Councillors approved important amendments to the ban today to leave room for potentially opening the sidewalks of Toronto back up to robots in the future. It will be in effect until the Ontario Ministry of Transportation’s pilot program is implemented and the City Council decides if they want to opt into the project.
“I can’t go around doing all the boasting I do about all the smart people, and the great tech ecosystem and why this is a great place for people to invest and create jobs, especially for innovative tech companies, and then say that we’re not going to welcome innovation,” Mayor John Tory said. “But at the same time, it can’t just be a free-for-all”
The ban proposal was put forward by the Toronto Accessibility Advisory Committee, in response to a proposed ten year pilot program by the Ontario Ministry of Transportation, which municipalities can opt into. The Committee expressed concerns about sidewalk robots being hazards for people with low mobility or vision, as well as elderly people and children.
The pilot program did set specifications on how robots should operate. Robots must be marked with the operator’s name and contact details, and would be required to have audible signals, reflectors with lights, brakes, insurance and must yield to pedestrians. The program also states that robots couldn’t travel about 10 km/hr, about 6 mph.
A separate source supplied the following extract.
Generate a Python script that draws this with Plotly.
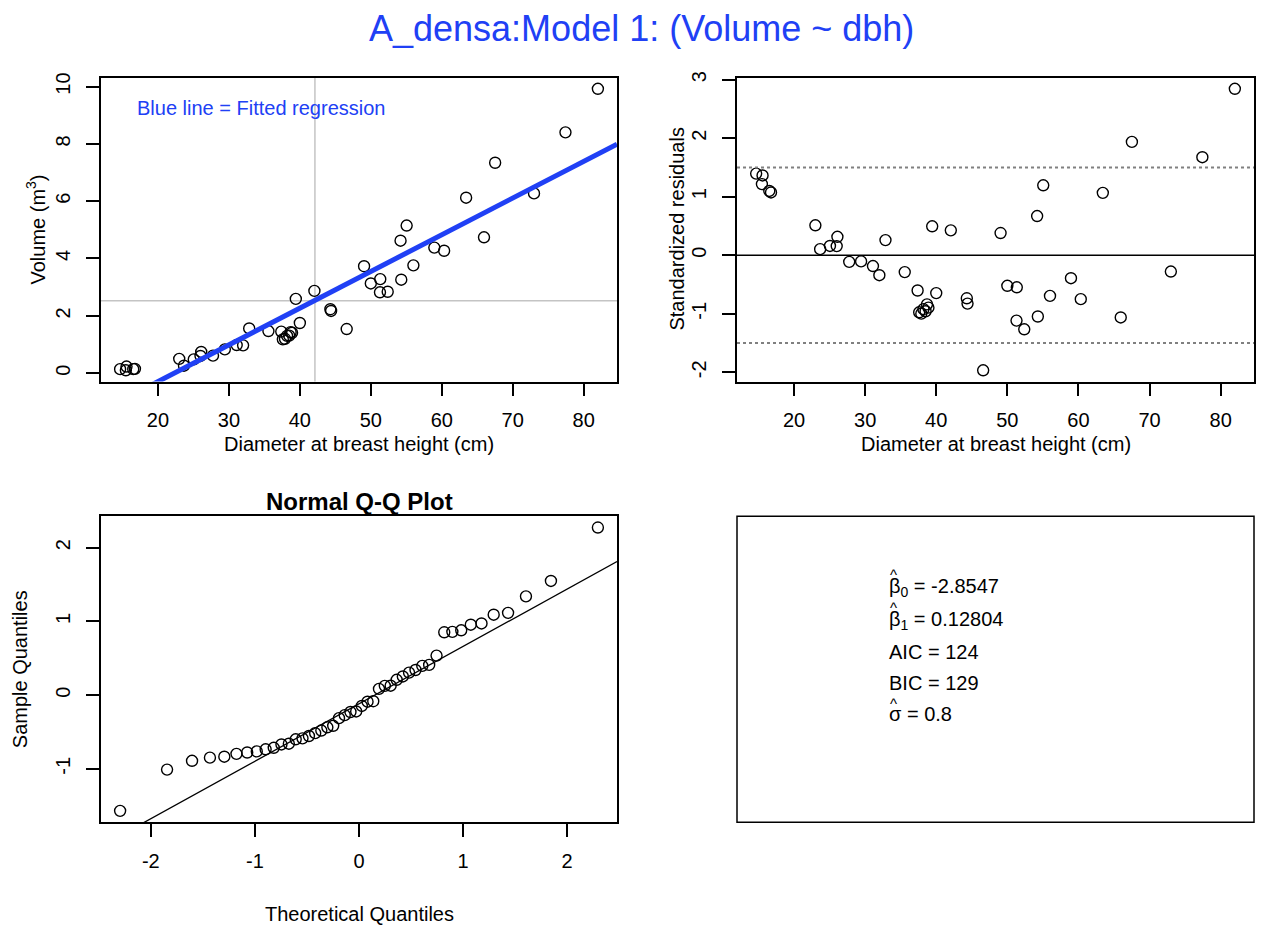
import numpy as np
import plotly.graph_objects as go
from statistics import NormalDist

# Tree measurements: diameter at breast height (cm) and stem volume (m^3)
dbh = [14.67, 15.48, 15.57, 16.52, 16.76, 23.0, 23.67, 25.05, 26.0, 26.1,
       27.76, 29.43, 31.1, 32.0, 32.86, 35.57, 37.38, 37.6, 37.9, 38.2,
       38.5, 38.7, 38.9, 39.43, 40.0, 42.05, 44.3, 44.4, 46.6, 49.05,
       50.0, 51.29, 51.33, 52.38, 54.19, 54.29, 55.05, 56.0, 58.95, 60.33,
       63.43, 65.95, 67.52, 73.0, 77.43, 82.0]
volume = [0.14, 0.10, 0.23, 0.14, 0.15, 0.50, 0.26, 0.48, 0.60, 0.74,
          0.61, 0.83, 0.98, 0.97, 1.56, 1.47, 1.45, 1.18, 1.20, 1.30,
          1.31, 1.43, 1.41, 2.59, 1.75, 2.87, 2.23, 2.17, 1.54, 3.73,
          3.13, 2.82, 3.28, 2.84, 4.62, 3.26, 5.15, 3.76, 4.38, 4.27,
          6.12, 4.74, 7.34, 6.27, 8.40, 9.92]

# Model summary
beta0 = -2.8547
beta1 = 0.12804
aic = 124
bic = 129
sigma_hat = 0.8

# Normal scores for n = 46 ordered residuals
theoretical_q = [-2.295, -1.844, -1.604, -1.432, -1.294, -1.177, -1.074, -0.982,
                 -0.897, -0.819, -0.745, -0.674, -0.608, -0.543, -0.481, -0.421,
                 -0.362, -0.304, -0.248, -0.192, -0.137, -0.082, -0.027,
                 0.027, 0.082, 0.137, 0.192, 0.248, 0.304, 0.362, 0.421,
                 0.481, 0.543, 0.608, 0.674, 0.745, 0.819, 0.897, 0.982,
                 1.074, 1.177, 1.294, 1.432, 1.604, 1.844, 2.295]

dbh_ticks = [20, 30, 40, 50, 60, 70, 80]
vol_ticks = [0, 2, 4, 6, 8, 10]
res_ticks = [-2, -1, 0, 1, 2, 3]
qq_x_ticks = [-2, -1, 0, 1, 2]
qq_y_ticks = [-1, 0, 1, 2]

main_title = "A_densa:Model 1: (Volume ~ dbh)"
x_label = "Diameter at breast height (cm)"

# ---- derived quantities -------------------------------------------------
dbh_a = np.array(dbh)
vol_a = np.array(volume)
fitted = beta0 + beta1 * dbh_a
raw_resid = vol_a - fitted
std_resid = raw_resid / sigma_hat
qq_sample = np.sort(raw_resid)

q1, q3 = np.percentile(raw_resid, [25, 75])
z1, z3 = NormalDist().inv_cdf(0.25), NormalDist().inv_cdf(0.75)
qq_slope = (q3 - q1) / (z3 - z1)
qq_int = q1 - qq_slope * z1


def padded(vals):
    lo, hi = float(np.min(vals)), float(np.max(vals))
    d = (hi - lo) * 0.04
    return [lo - d, hi + d]


x_rng = padded(dbh_a)
vol_rng = padded(vol_a)
res_rng = padded(std_resid)
qqx_rng = padded(theoretical_q)
qqy_rng = padded(qq_sample)

# ---- page geometry ------------------------------------------------------
W, H = 1261, 928
FONT = "Liberation Sans, Arial, Helvetica, sans-serif"
BLUE = "#2040f5"


def fx(p):
    return p / W


def fy(p):
    return 1 - p / H


# panel boxes in pixels: left, right, top, bottom
P1 = (101, 617, 72, 378)
P2 = (737, 1254, 72, 378)
P3 = (101, 617, 513.5, 821.5)
P4 = (737, 1254, 513.5, 821.5)


def label_text(v):
    return str(v)


def axis(box, horizontal, rng, ticks):
    l, r, t, b = box
    dom = [fx(l), fx(r)] if horizontal else [fy(b), fy(t)]
    d = dict(
        domain=dom, range=rng, showgrid=False, zeroline=False,
        showline=True, linecolor="black", linewidth=1.5, mirror=True,
        fixedrange=True,
        tickmode="array", tickvals=ticks,
        ticktext=[label_text(v) for v in ticks],
        ticks="outside", ticklen=13, tickwidth=1.5, tickcolor="black",
        tickfont=dict(size=20, color="black", family=FONT),
    )
    if horizontal:
        d.update(tickangle=0, ticklabelstandoff=7)
    else:
        d.update(tickangle=-90, ticklabelstandoff=8)
    return d


marker = dict(symbol="circle-open", size=11, color="black",
              line=dict(width=1.4, color="black"))

fig = go.Figure()

# Panel 1: volume vs dbh with fitted regression line
fig.add_trace(go.Scatter(x=dbh, y=volume, mode="markers", marker=marker,
                         xaxis="x", yaxis="y", hoverinfo="skip"))
line_x = np.array(x_rng)
fig.add_trace(go.Scatter(x=line_x, y=beta0 + beta1 * line_x, mode="lines",
                         line=dict(color=BLUE, width=5),
                         xaxis="x", yaxis="y", hoverinfo="skip"))

# Panel 2: standardized residuals vs dbh
fig.add_trace(go.Scatter(x=dbh, y=std_resid, mode="markers", marker=marker,
                         xaxis="x2", yaxis="y2", hoverinfo="skip"))

# Panel 3: normal Q-Q plot of residuals
fig.add_trace(go.Scatter(x=theoretical_q, y=qq_sample, mode="markers",
                         marker=marker, xaxis="x3", yaxis="y3",
                         hoverinfo="skip"))
qq_line_x = np.array(qqx_rng)
fig.add_trace(go.Scatter(x=qq_line_x, y=qq_int + qq_slope * qq_line_x,
                         mode="lines", line=dict(color="black", width=1.3),
                         xaxis="x3", yaxis="y3", hoverinfo="skip"))

shapes = [
    # mean crosshair in panel 1
    dict(type="line", xref="x", yref="y domain", x0=float(dbh_a.mean()),
         x1=float(dbh_a.mean()), y0=0, y1=1, layer="below",
         line=dict(color="#c4c4c4", width=1.5)),
    dict(type="line", xref="x domain", yref="y", x0=0, x1=1,
         y0=float(vol_a.mean()), y1=float(vol_a.mean()), layer="below",
         line=dict(color="#c4c4c4", width=1.5)),
    # reference lines in panel 2
    dict(type="line", xref="x2 domain", yref="y2", x0=0, x1=1, y0=0, y1=0,
         line=dict(color="black", width=1.5)),
    dict(type="line", xref="x2 domain", yref="y2", x0=0, x1=1, y0=1.5,
         y1=1.5, line=dict(color="#808080", width=2, dash="dot")),
    dict(type="line", xref="x2 domain", yref="y2", x0=0, x1=1, y0=-1.5,
         y1=-1.5, line=dict(color="#808080", width=2, dash="dot")),
    # frame of the summary panel
    dict(type="rect", xref="paper", yref="paper",
         x0=fx(P4[0]), x1=fx(P4[1]), y0=fy(P4[3]), y1=fy(P4[2]),
         line=dict(color="black", width=1.5), fillcolor="rgba(0,0,0,0)"),
]


def note(text, x, y, size=20, color="black", xanchor="center", angle=0):
    return dict(text=text, x=fx(x), y=fy(y), xref="paper", yref="paper",
                showarrow=False, xanchor=xanchor, yanchor="middle",
                textangle=angle,
                font=dict(size=size, color=color, family=FONT))


TX = 887  # left edge of the summary text block
annotations = [
    note(main_title, 641, 23, size=36, color=BLUE),
    note("Blue line = Fitted regression", 135, 103, color=BLUE,
         xanchor="left"),
    note(x_label, 359, 441),
    note(x_label, 995.5, 441),
    note("Volume (m<sup>3</sup>)", 36, 225, angle=-90),
    note("Standardized residuals", 677, 225, angle=-90),
    note("<b>Normal Q-Q Plot</b>", 359, 499, size=24),
    note("Theoretical Quantiles", 359, 914),
    note("Sample Quantiles", 20, 667.5, angle=-90),
    note(f"\u03b2<sub>0</sub> = {beta0:.4f}", TX, 585, xanchor="left"),
    note("^", TX + 6, 572, size=15),
    note(f"\u03b2<sub>1</sub> = {beta1:.5f}", TX, 618, xanchor="left"),
    note("^", TX + 6, 605, size=15),
    note(f"AIC = {aic}", TX, 650, xanchor="left"),
    note(f"BIC = {bic}", TX, 681, xanchor="left"),
    note(f"\u03c3 = {sigma_hat}", TX, 713, xanchor="left"),
    note("^", TX + 6, 702, size=15),
]

fig.update_layout(
    width=W, height=H, autosize=False,
    margin=dict(l=0, r=0, t=0, b=0),
    paper_bgcolor="white", plot_bgcolor="white",
    showlegend=False,
    font=dict(family=FONT, color="black"),
    xaxis=dict(axis(P1, True, x_rng, dbh_ticks), anchor="y"),
    yaxis=dict(axis(P1, False, vol_rng, vol_ticks), anchor="x"),
    xaxis2=dict(axis(P2, True, x_rng, dbh_ticks), anchor="y2"),
    yaxis2=dict(axis(P2, False, res_rng, res_ticks), anchor="x2"),
    xaxis3=dict(axis(P3, True, qqx_rng, qq_x_ticks), anchor="y3"),
    yaxis3=dict(axis(P3, False, qqy_rng, qq_y_ticks), anchor="x3"),
    shapes=shapes,
    annotations=annotations,
)

fig.write_html("out.html")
“Sidewalks are an important publicly-funded public resource, created for pedestrians to safely use,” David Lepofsky, the chair of the Accessibility for Ontarians with Disabilities Act Alliance, said in a letter to the Council. “Their safe use should not be undermined for such things as private companies’ delivery robots.”
The Council also approved what Councillor Kristyn Wong-Tam, an advocate for the bill, called a “friendly” amendment that would issue a Transportation Innovation Challenge in the second quarter of 2022.
This event would give the City Council an opportunity to explore and support local economic development with respect to the sidewalk robots. The amendment requests that the general manager of transportation services consult with local entrepreneurs, sidewalk robot manufacturers, accessibility community members, law enforcement and more. The general manager would then report back to the Infrastructure and Environment Committee on their findings.
Yesterday, Ignacio Tartavull, the CEO of Tiny Mile, expressed dissatisfaction with the now adopted Transportation Innovation Challenge, and the Councils offer to allow sidewalk robots to use the Canadian National Exhibition for testing ground.
“Under this challenge we will be able to operate at the Canadian National Exhibition,” Tartavull said in a LinkedIn post. “The only problem is that there are no deliveries to be done there … how do you fundraise as a startup if you have no customers using your product?”
Tiny Mile has operated in Toronto since September 2020. The robots aren’t autonomous, but are controlled remotely by human operators. Ryan Lanyon, the manager of strategic policy and innovation in transportation and chair of the Automated Vehicles Working Group, stated during the meeting that the city had not received any 311 complaints about the robots.
However, a concern for the council was that the sidewalk robots don’t fall under a specific jurisdiction, and citizens may not be sure where to file complaints.
The Toronto City Council isn’t the first governing body to put limitations on delivery robots. In December 2017, San Francisco voted to ban delivery robots on most sidewalks, and greatly restrict use in permitted areas. The ban prevented robotics companies from operating sidewalk delivery robots in San Francisco until 2019, when Postmates Serve (now the independent company Serve Robotics) was approved for the first permit to test sidewalk deliveries in the city.